Like the PT Cruiser, the xB is likely to attract more than its expected share of older buyers, empty-nesters and the like. It’s comfortable inside too, with lots of headroom and plenty of leg and hip room. It’s almost spacious, but is still a compact rig which is very easy to park and to maneuver in tight traffic situations.

The xB is fun to drive, though at this price, too much refinement and opulence should not be expected. The ride may not please everybody, but this Scion has light and accurate steering, a responsive brake feel and quite impressive acceleration. It handles well and is comfortable on the freeway, but uneven road surfaces are not ironed out as they would be in a more expensive vehicle. Basically, the ride is well in keeping with what buyers should expect in the lower price ranges.

Value for the money

The second-generation xB retains the box-on-wheels look

With a base price of just a little over $18,000, the xB is good value, especially since that figure includes air conditioning, power windows, keyless entry and heated remote mirrors. There are six air bags, traction control and also electronic stability control—something found these days on surprisingly inexpensive vehicles—plus all-around ABS-equipped disc brakes.

Like some of its rivals, this Scion is a great product to communicate a specific corporate image—it conveys a cutting edge ambiance and an awareness that its business operator is well up on the latest urban transportation trends.
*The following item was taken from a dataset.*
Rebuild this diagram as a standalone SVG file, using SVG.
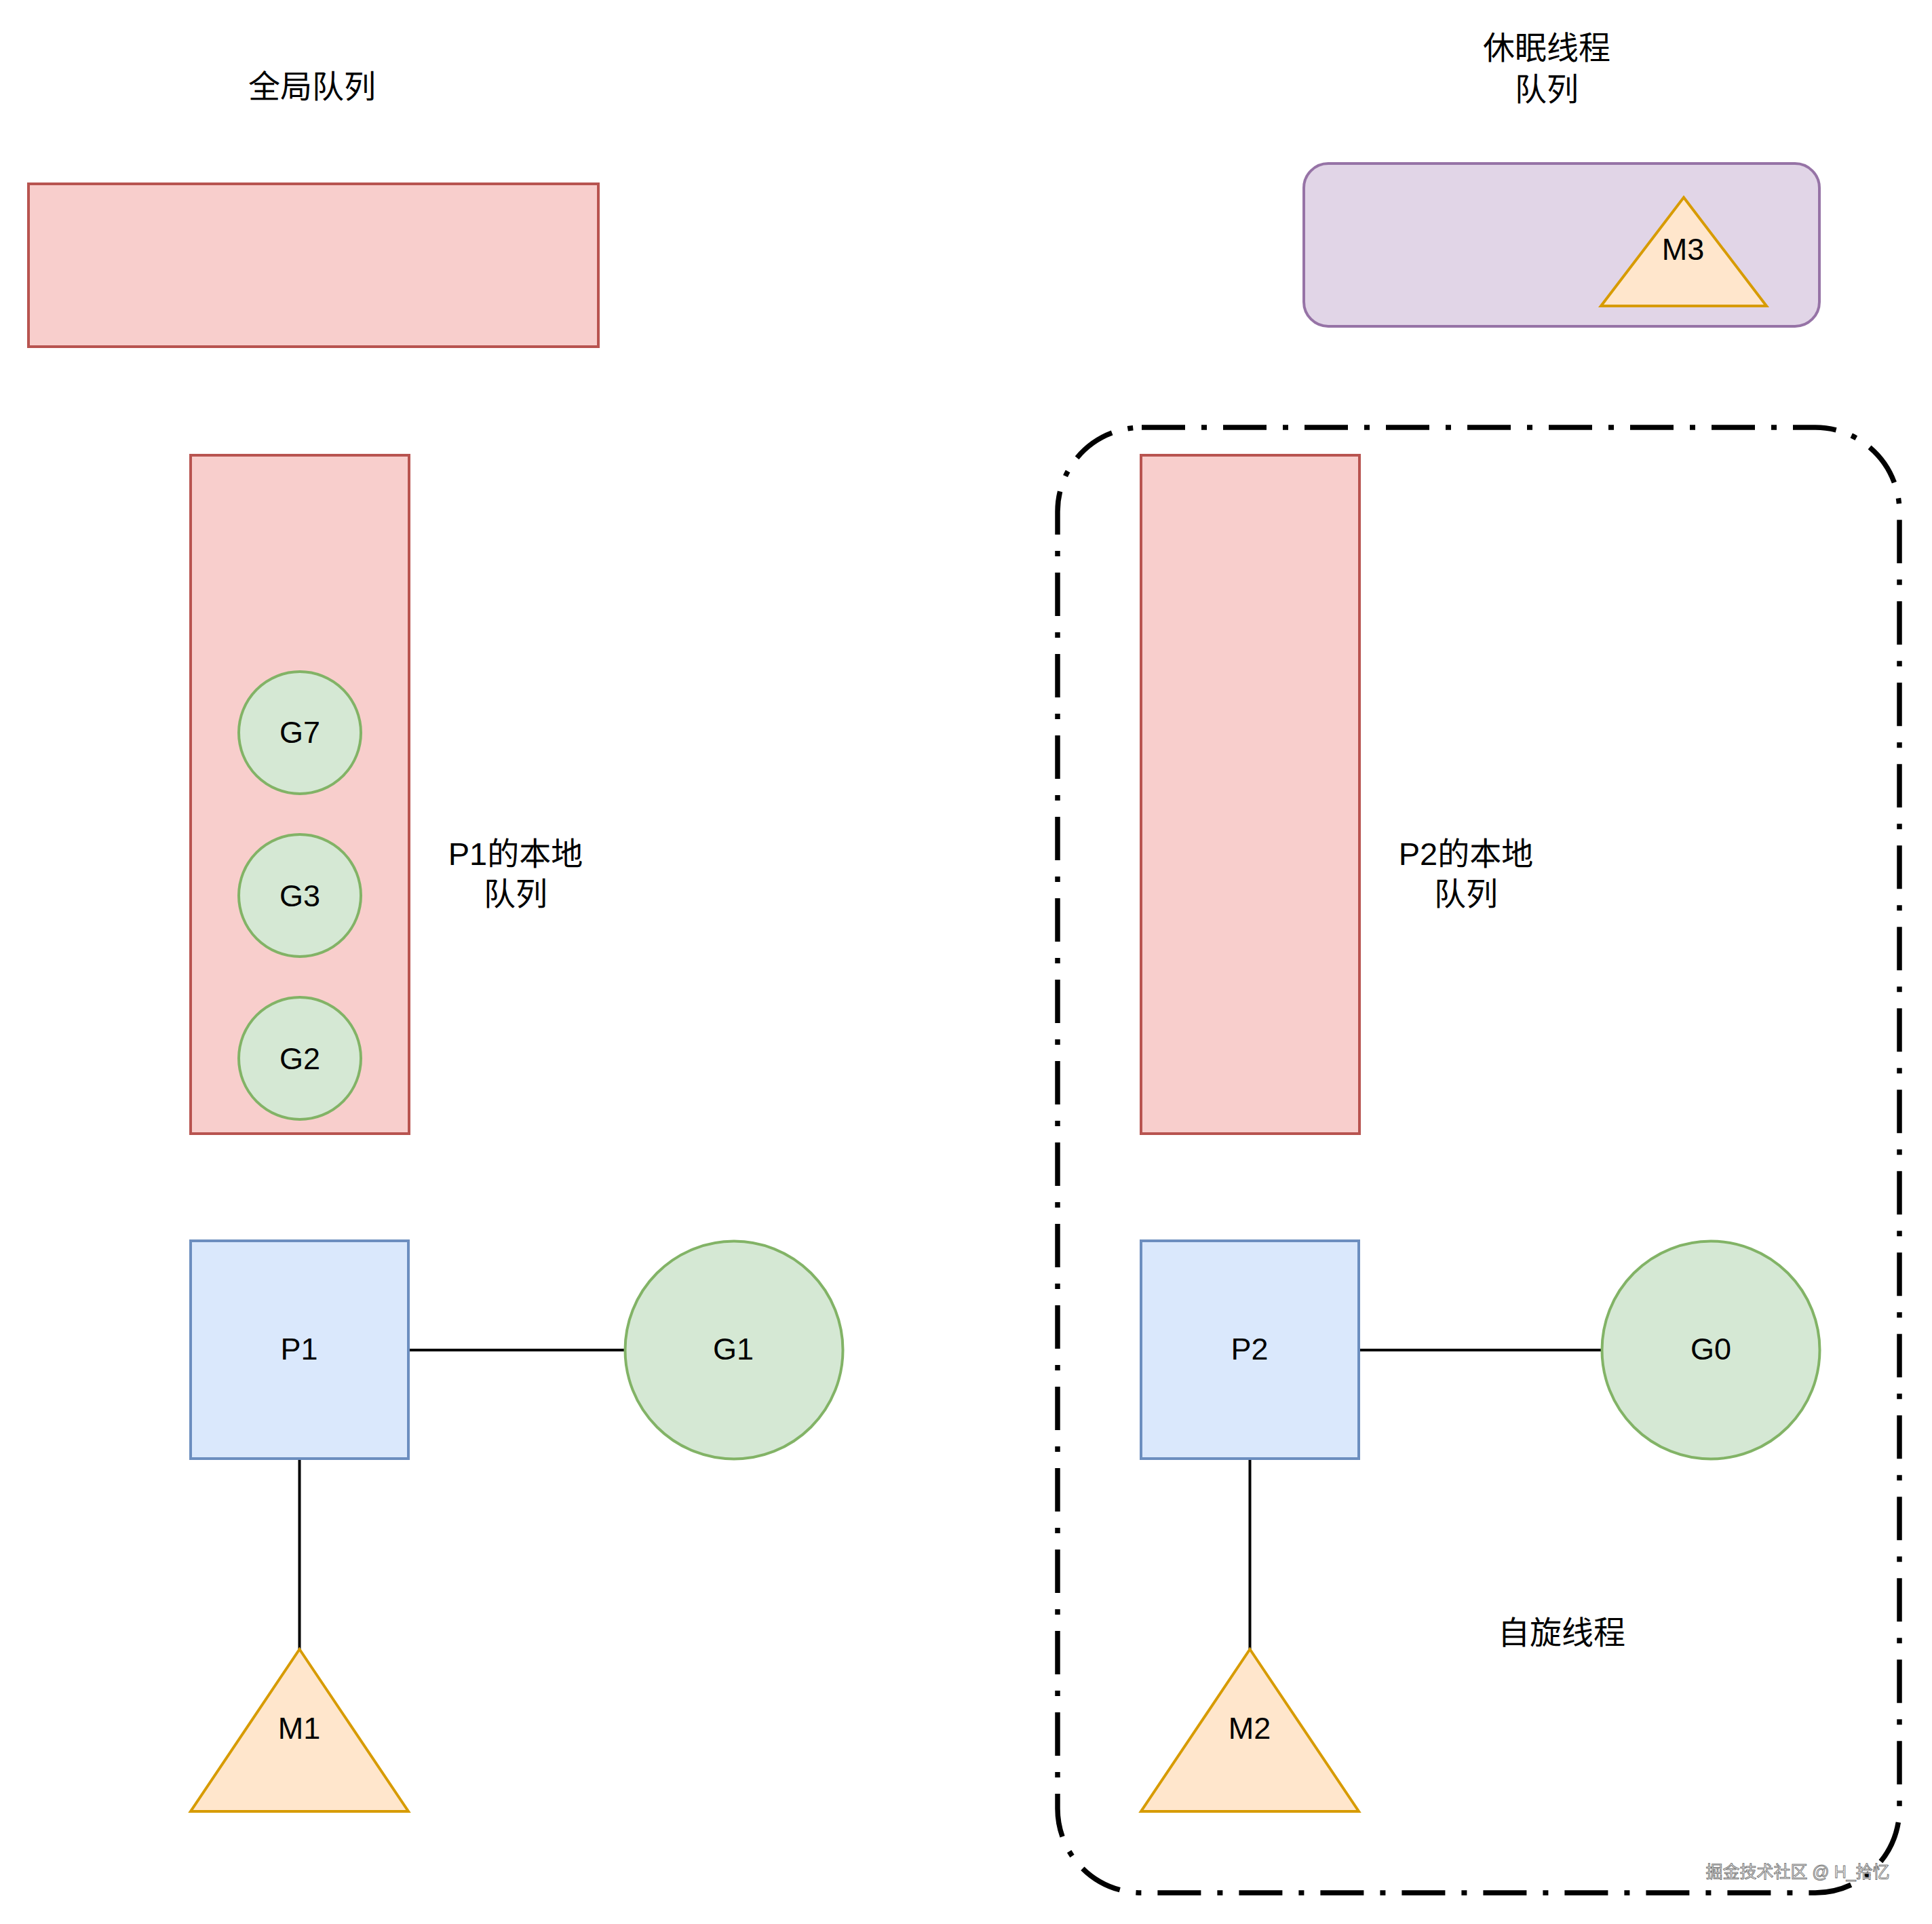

Other models in the Scion lineup include the xD, a sporty hatchback, and the tC, a sleek-looking coupe. Upcoming is the new 2012 iQ micro compact—a truncated city car that must be almost as stubby as a Smart. It looks very tiny but actually seats four people, though the ones in the back had better not be NBA-sized.

Scion’s stated aim is to create a range of urban vehicles that combine attitude, affordability, quality and fuel economy. The company wants to give every driver (or business operator, for that matter) “the means to boldly express their personality and individuality”. The xB certainly confirms these aims and gets the job done very well indeed.